We can also estimate the size of the treatment effect. The vertical distance between the two diagonal lines is 3.0; thus 3.0 is the estimated effect of the treatment on posttest scores, as explained in RLM Section 3.2.3. Again you can see without calculation that the lines in the figure must closely approximate the population lines, because randomly discarding any one case from the sample would hardly change at all the placement of either line. Therefore the vertical distance of 3.0 between the lines must be an accurate estimate of the treatment effect. Again the formulas in RLM Chapter 5 agree with our intuition; they show a standard error of only .360 for the estimated treatment effect.

But when we ignore regression formulas, and use a simple two-sample ttest to test the significance of the difference between the two groups, we ignore the information about each case's horizontal placement in Figure 4.1, using only its vertical placement. If this information were all we had, in our noncomputational intuitive testing we wouldn't be nearly so certain about the size or even the existence of the treatment effect, since the treatment-group posttest scores range from 6 to 15, and the control-group scores overlap them substantially, ranging from 2 to 12. The two-sample ttest has this same limitation. Because treatment and control groups had exactly the same means on pretest, the estimated difference between groups is the same whether or not we control for pretest. The previously estimated effect size of 3.0 was simply the difference between the two sample means, which forms the numerator of the ttest. But because the ttest ignores pretest scores, that estimate's standard error is 1.79--nearly five times the value of .360 mentioned above. Thus we find a nonsignificant tof 3/1.79 = 1.68, df = 12, p = .12.

In this example the treatment effect was not significant at even the .05 level without statistical control, but much the same point can apply even if it is. If you had to choose between spending thousands of dollars on a treatment that had been demonstrated effective at just the .05 level, or the same money on another treatment whose effectiveness had been demonstrated at the .001 level, which would you choose? Presumably the latter; after all, 50 times as many ineffective treatments pass tests at the .05 level as at the .001 level. Thus investigators should attempt to show the most significant results they validly can.

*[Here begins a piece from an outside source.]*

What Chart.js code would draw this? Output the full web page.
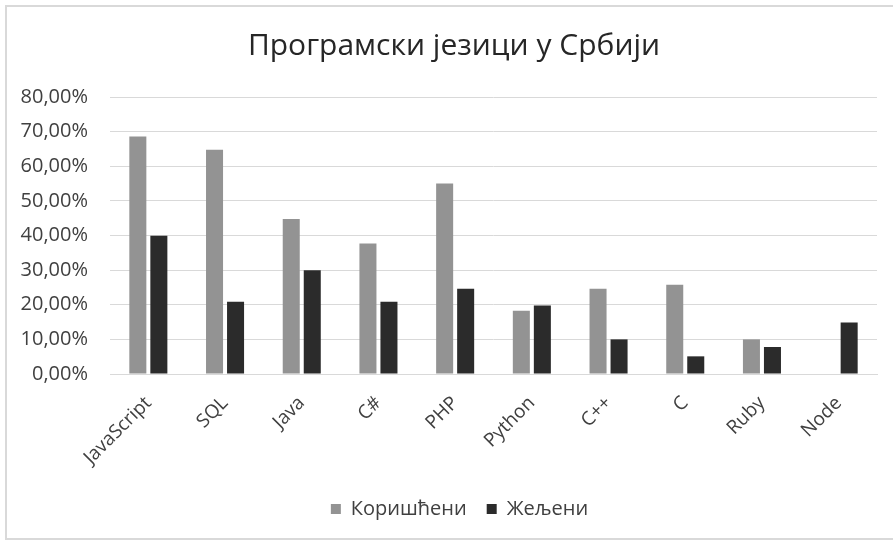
<!DOCTYPE html>
<html>
<head>
<meta charset="utf-8">
<script src="https://cdn.jsdelivr.net/npm/chart.js@4"></script>
<style>
  html, body { margin: 0; padding: 0; background: #fff; }
  #wrap { position: relative; width: 893px; height: 544px; overflow: hidden; }
  #frame { position: absolute; left: 5px; top: 5px; width: 900px; height: 535px; border: 2px solid #d9d9d9; box-sizing: border-box; }
  #c { position: absolute; left: 0; top: 0; }
</style>
</head>
<body>
<div id="wrap">
  <div id="frame"></div>
  <canvas id="c" width="893" height="544"></canvas>
</div>
<script>
const chartTitle = 'Програмски језици у Србији';
const categories = ['JavaScript', 'SQL', 'Java', 'C#', 'PHP', 'Python', 'C++', 'C', 'Ruby', 'Node'];
const seriesNames = ['Коришћени', 'Жељени'];
const usedValues = [68.6, 64.8, 44.8, 37.7, 55.0, 18.3, 24.6, 25.8, 10.0, null];
const wantedValues = [39.9, 20.9, 30.0, 20.9, 24.6, 19.8, 10.0, 5.1, 7.8, 14.9];
const yMin = 0, yMax = 80, yStep = 10;

const FONT = "'Open Sans', 'Liberation Sans', sans-serif";

const shiftBlocks = {
  id: 'shiftBlocks',
  afterLayout(chart) {
    const t = chart.titleBlock;
    if (t) { t.left += 31; }
    const l = chart.legend;
    if (l) { l.left += 42; }
  }
};

new Chart(document.getElementById('c'), {
  type: 'bar',
  data: {
    labels: categories,
    datasets: [
      { label: seriesNames[0], data: usedValues, backgroundColor: '#939393', borderColor: '#939393', borderWidth: 0,
        categoryPercentage: 0.548, barPercentage: 0.81 },
      { label: seriesNames[1], data: wantedValues, backgroundColor: '#2b2b2b', borderColor: '#2b2b2b', borderWidth: 0,
        categoryPercentage: 0.548, barPercentage: 0.81 }
    ]
  },
  plugins: [shiftBlocks],
  options: {
    responsive: false,
    animation: false,
    layout: { padding: { left: 0, right: 16, top: 0, bottom: 15 } },
    plugins: {
      title: {
        display: true, text: chartTitle, color: '#262626',
        font: { family: FONT, size: 30, weight: 'normal' },
        padding: { top: 28, bottom: 33 }
      },
      legend: {
        position: 'bottom',
        labels: {
          color: '#404040', boxWidth: 10, boxHeight: 10, padding: 20,
          font: { family: FONT, size: 20 }
        }
      },
      tooltip: { enabled: false }
    },
    scales: {
      x: {
        grid: { display: false },
        border: { display: true, color: '#d9d9d9', width: 1 },
        ticks: {
          color: '#404040', font: { family: FONT, size: 19 },
          minRotation: 45, maxRotation: 45, autoSkip: false, padding: 10
        },
        afterFit: (s) => { s.height = 105; }
      },
      y: {
        min: yMin, max: yMax,
        grid: { color: '#d9d9d9', lineWidth: 1, drawTicks: false },
        border: { display: false },
        ticks: {
          stepSize: yStep, color: '#404040', padding: 22,
          font: { family: FONT, size: 20 },
          callback: (v) => v.toFixed(2).replace('.', ',') + '%'
        },
        afterFit: (s) => { s.width = 110; }
      }
    }
  }
});
</script>
</body>
</html>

I do not mean to imply that one always gains power by indiscriminately adding covariates to a model with random assignment. The more strongly a covariate affects the dependent variable Y, the more power is gained from controlling it. But if a covariate has absolutely no effect on Y, one actually loses a little power by adding it to the model. The power lost is the same as is lost by randomly discarding one case from the sample, so the loss is usually small. But even this small loss suggests that one should not indiscriminately add dozens of extra covariates to the model, just because they happen to be in the data set. Elsewhere I describe and justify a method for selecting a specific set of covariates. In the method's simplest form, you predict the dependent variable from a broad set of relevant covariates, then drop from the model the covariate with the lowest absolute t. As described there, continue dropping covariates one at a time, recomputing the regression after each deletion, until all remaining covariates have absolute t's of 1.42 or higher. Add the independent variable to the regression only after completing this process. Otherwise the covariates correlating highest with the treatment variable--the very ones it is most important to keep--will tend to be deleted because of their redundancy with the treatment variable.

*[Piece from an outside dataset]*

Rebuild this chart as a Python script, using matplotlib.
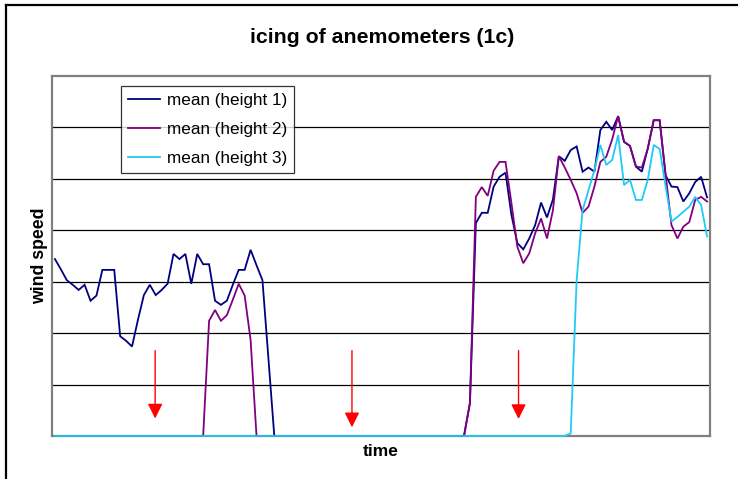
import matplotlib.pyplot as plt
import numpy as np
from matplotlib.lines import Line2D

plt.rcParams['font.family'] = ['Liberation Sans', 'DejaVu Sans']

# mean wind speed per time step (111 steps)
height1 = ([3.44, 3.24, 3.03, 2.94, 2.84, 2.94, 2.63, 2.73, 3.23, 3.23,
            3.23, 1.94, 1.85, 1.74, 2.26, 2.74, 2.94, 2.74, 2.84, 2.96,
            3.54, 3.44, 3.54, 2.96, 3.54, 3.34, 3.34, 2.63, 2.55, 2.63,
            2.94, 3.23, 3.23, 3.62, 3.32, 3.03, 1.52, 0.0]
           + [0.0] * 32
           + [0.64, 4.14, 4.34, 4.34, 4.85, 5.04, 5.12, 4.30, 3.75, 3.63,
              3.84, 4.10, 4.54, 4.25, 4.60, 5.44, 5.35, 5.56, 5.63, 5.14,
              5.22, 5.14, 5.95, 6.11, 5.95, 6.22, 5.72, 5.64, 5.24, 5.14,
              5.59, 6.14, 6.14, 5.07, 4.85, 4.84, 4.56, 4.72, 4.94, 5.04,
              4.64])
height2 = ([0.0] * 26
           + [2.24, 2.45, 2.24, 2.35, 2.65, 2.96, 2.73, 1.87, 0.0]
           + [0.0] * 35
           + [0.64, 4.65, 4.84, 4.67, 5.16, 5.33, 5.33, 4.53, 3.68, 3.36,
              3.55, 3.94, 4.23, 3.84, 4.39, 5.44, 5.22, 4.98, 4.72, 4.34,
              4.46, 4.85, 5.33, 5.43, 5.77, 6.22, 5.72, 5.64, 5.24, 5.22,
              5.59, 6.14, 6.14, 5.09, 4.10, 3.84, 4.07, 4.16, 4.59, 4.65,
              4.56])
height3 = ([0.0] * 87
           + [0.05, 3.03, 4.39, 4.78, 5.17, 5.66, 5.27, 5.37, 5.85, 4.88,
              4.98, 4.59, 4.59, 4.98, 5.66, 5.58, 4.86, 4.17, 4.26, 4.36,
              4.46, 4.65, 4.49, 3.88])

labels = ['mean (height 1)', 'mean (height 2)', 'mean (height 3)']
colors = ['#000080', '#800080', '#1ECBF5']

# red arrows marking the icing periods: (x, y_start, y_tip)
arrows_x = [17.4, 50.6, 78.7]
arrows_top = [1.66, 1.66, 1.66]
arrows_tip = [0.34, 0.17, 0.33]

fig = plt.figure(figsize=(7.47, 4.79), dpi=100)
ax = fig.add_axes([0.0696, 0.0898, 0.8809, 0.7515])

x = np.arange(len(height1)) + 0.5
for series, lab, col in zip([height1, height2, height3], labels, colors):
    ax.plot(x, series, color=col, lw=1.3, label=lab, solid_joinstyle='miter',
            zorder=3, clip_on=False)

for xa, yt, yb in zip(arrows_x, arrows_top, arrows_tip):
    ax.annotate('', xy=(xa, yb), xytext=(xa, yt),
                arrowprops=dict(arrowstyle='-|>,head_length=0.9,head_width=0.45',
                                color='red', lw=1.0, shrinkA=0, shrinkB=0,
                                mutation_scale=10))

ax.set_xlim(0, len(height1))
ax.set_ylim(0, 7)
ax.set_yticks(range(1, 7))
ax.yaxis.grid(True, color='black', lw=0.9)
ax.set_axisbelow(True)
ax.tick_params(left=False, bottom=False, labelleft=False, labelbottom=False)
for sp in ax.spines.values():
    sp.set_color('#808080')
    sp.set_linewidth(1.6)

ax.set_xlabel('time', fontsize=12.5, fontweight='bold', labelpad=6)
ax.set_ylabel('wind speed', fontsize=12.7, fontweight='bold', labelpad=3)
fig.text(0.512, 0.922, 'icing of anemometers (1c)', ha='center', va='center',
         fontsize=15.3, fontweight='bold')

leg = ax.legend(loc='upper left', bbox_to_anchor=(0.105, 0.972),
                borderaxespad=0, fontsize=12.3, frameon=True, fancybox=False,
                handlelength=1.9, handletextpad=0.4, labelspacing=0.83,
                borderpad=0.4)
leg.get_frame().set_edgecolor('black')
leg.get_frame().set_linewidth(0.9)

# outer chart frame (clipped at right and bottom like the source)
fig.add_artist(Line2D([6 / 747, 737 / 747], [1 - 5 / 479, 1 - 5 / 479],
                      color='black', lw=1.6))
fig.add_artist(Line2D([6 / 747, 6 / 747], [0, 1 - 5 / 479],
                      color='black', lw=1.6))

fig.savefig('out.png', dpi=100)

Invulnerability to Chance Differences Between Treatment Groups

The fourth reason for supplementing random assignment with statistical control is that statistical control increases a conclusion's invulnerability to criticisms based on chance differences between treatment groups. For an extreme example, consider a design with pretest and posttest measures, random assignment to treatment and control groups, and no real-world complications such as attrition. Suppose we find a highly significant posttest difference between the two groups, using a test whose validity is not challenged on grounds of normal distributions or similar considerations. But we happen to notice that every person's score on the posttest exactly equals their score on the pretest, so that the difference between groups is just as significant on pretest as on posttest! The significant difference on posttest no longer gives us any confidence at all that the experimental effect actually exists. Rather, the hypothesis most consistent with the data is that the experimental treatment has no effect at all, that nobody's score on Y changes from pretest to posttest, and that we simply happened to draw a sample that had an exceptionally large between-group difference on pretest.

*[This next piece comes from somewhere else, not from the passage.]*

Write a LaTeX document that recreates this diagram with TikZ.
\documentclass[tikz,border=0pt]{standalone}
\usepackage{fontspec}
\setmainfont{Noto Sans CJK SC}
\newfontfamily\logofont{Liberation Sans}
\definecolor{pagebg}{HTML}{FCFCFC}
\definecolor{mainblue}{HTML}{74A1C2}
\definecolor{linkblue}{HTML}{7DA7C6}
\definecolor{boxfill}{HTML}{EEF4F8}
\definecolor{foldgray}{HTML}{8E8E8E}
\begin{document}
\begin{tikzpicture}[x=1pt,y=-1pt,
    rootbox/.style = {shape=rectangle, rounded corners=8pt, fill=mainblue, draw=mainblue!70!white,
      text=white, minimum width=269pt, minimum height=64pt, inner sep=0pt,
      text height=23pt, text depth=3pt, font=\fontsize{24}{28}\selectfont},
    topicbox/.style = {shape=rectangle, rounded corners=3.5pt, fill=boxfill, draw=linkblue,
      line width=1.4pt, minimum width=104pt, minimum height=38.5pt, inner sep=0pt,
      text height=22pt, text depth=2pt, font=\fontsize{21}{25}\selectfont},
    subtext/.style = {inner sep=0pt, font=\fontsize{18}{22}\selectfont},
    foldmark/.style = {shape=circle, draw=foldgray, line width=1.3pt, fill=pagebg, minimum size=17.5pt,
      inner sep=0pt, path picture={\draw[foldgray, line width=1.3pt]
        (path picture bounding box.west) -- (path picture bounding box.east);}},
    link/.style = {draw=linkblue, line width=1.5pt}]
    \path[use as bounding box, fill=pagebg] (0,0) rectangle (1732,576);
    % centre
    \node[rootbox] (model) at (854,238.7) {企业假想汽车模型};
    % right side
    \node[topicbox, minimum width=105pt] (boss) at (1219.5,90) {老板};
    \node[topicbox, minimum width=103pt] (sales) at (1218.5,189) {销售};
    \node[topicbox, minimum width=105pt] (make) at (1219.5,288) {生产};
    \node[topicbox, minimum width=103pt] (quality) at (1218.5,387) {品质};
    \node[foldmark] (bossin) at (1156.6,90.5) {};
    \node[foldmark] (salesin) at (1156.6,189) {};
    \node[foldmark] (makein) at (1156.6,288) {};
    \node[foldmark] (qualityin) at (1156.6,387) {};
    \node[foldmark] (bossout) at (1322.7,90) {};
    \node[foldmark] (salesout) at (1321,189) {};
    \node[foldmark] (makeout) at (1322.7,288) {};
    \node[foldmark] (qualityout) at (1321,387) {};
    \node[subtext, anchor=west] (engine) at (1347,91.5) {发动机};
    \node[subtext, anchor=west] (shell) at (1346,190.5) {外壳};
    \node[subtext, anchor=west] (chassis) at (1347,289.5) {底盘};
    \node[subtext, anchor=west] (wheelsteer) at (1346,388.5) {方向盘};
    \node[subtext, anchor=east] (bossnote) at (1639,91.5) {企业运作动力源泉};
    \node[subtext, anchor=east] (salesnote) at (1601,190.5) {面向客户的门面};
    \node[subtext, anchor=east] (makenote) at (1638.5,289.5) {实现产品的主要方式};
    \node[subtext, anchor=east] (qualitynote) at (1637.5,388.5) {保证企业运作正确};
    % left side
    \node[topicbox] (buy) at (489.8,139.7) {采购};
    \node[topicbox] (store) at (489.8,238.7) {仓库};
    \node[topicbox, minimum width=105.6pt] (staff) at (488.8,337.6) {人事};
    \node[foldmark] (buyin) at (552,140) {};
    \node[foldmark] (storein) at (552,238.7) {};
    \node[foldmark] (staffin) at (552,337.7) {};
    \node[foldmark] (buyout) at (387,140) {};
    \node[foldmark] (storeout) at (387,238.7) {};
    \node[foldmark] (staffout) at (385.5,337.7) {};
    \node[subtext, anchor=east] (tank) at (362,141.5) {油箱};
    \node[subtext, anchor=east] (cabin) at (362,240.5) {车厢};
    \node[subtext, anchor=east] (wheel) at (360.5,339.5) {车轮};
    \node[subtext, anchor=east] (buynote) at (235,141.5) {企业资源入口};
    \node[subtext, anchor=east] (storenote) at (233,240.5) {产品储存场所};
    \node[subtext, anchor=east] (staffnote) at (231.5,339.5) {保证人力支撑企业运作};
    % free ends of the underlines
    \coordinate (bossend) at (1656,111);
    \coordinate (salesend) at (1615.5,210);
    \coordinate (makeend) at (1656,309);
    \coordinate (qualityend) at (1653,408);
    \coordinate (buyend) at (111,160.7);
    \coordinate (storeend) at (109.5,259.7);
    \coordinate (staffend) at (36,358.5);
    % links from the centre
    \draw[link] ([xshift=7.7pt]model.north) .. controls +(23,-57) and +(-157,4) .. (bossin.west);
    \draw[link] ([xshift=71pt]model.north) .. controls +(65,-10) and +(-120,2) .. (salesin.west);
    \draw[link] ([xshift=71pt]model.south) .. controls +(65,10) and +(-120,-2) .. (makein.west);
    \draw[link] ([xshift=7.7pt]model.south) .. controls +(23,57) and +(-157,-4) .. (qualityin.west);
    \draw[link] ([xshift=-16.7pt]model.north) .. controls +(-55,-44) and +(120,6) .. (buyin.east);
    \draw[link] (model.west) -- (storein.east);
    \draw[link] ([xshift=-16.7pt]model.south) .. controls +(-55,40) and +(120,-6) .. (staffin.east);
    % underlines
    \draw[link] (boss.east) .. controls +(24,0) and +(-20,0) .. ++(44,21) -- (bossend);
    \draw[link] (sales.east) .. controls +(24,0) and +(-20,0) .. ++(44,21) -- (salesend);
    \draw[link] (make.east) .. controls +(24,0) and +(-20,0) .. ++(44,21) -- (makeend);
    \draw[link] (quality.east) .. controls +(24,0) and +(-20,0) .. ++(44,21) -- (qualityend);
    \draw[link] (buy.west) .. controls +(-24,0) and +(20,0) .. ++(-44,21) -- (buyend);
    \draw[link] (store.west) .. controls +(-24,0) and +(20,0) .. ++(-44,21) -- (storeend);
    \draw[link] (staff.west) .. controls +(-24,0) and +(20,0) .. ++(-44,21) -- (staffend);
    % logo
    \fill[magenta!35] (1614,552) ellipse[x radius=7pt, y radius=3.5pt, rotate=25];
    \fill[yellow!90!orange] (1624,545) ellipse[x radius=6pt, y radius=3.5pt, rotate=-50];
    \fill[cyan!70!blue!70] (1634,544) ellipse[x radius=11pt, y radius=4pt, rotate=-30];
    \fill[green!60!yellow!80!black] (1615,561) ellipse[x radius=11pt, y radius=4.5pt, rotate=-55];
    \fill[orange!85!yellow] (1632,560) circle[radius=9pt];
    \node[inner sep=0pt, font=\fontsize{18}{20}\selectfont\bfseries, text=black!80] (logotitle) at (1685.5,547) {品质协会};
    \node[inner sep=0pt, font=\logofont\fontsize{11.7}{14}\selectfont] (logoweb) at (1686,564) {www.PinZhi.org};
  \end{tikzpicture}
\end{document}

Once we agree that in this extreme example there is some doubt about the treatment's effectiveness, we must ask how extreme an example must be to raise similar doubts. Perhaps we should be concerned about all significant differences between treatment groups on covariates, despite the familiar argument (given in RLM Section 4.1.2) against this position. But we can avoid the whole problem by using linear models along with random assignment. The problem arises because we presume that the covariates correlate with the dependent variable in the population, so that if by chance we draw a sample in which the covariates correlate with the treatment variable as well, then we must presume the sample correlation between the treatment and the dependent variable is at least partly spurious. But as described in RLM Chapter 2, in a linear model with an independent variable X and several covariates, X's sample regression slope can be thought of as the simple regression slope predicting the dependent variable from the portion of X independent of the covariates. This portion of X is exactly uncorrelated with all covariates in the sample studied, not merely in some hypothetical population. This eliminates the problem, which was that X might conceiveably correlate highly with covariates just by chance in the sample studied, even though random assignment assures that this correlation is zero in the population. But the use of a linear model means that we are always using in effect just the portion of X that is independent of the covariates in the sample studied. Even in our extreme example, regression would estimate the treatment effect to be zero, which is the estimate supported by intuition.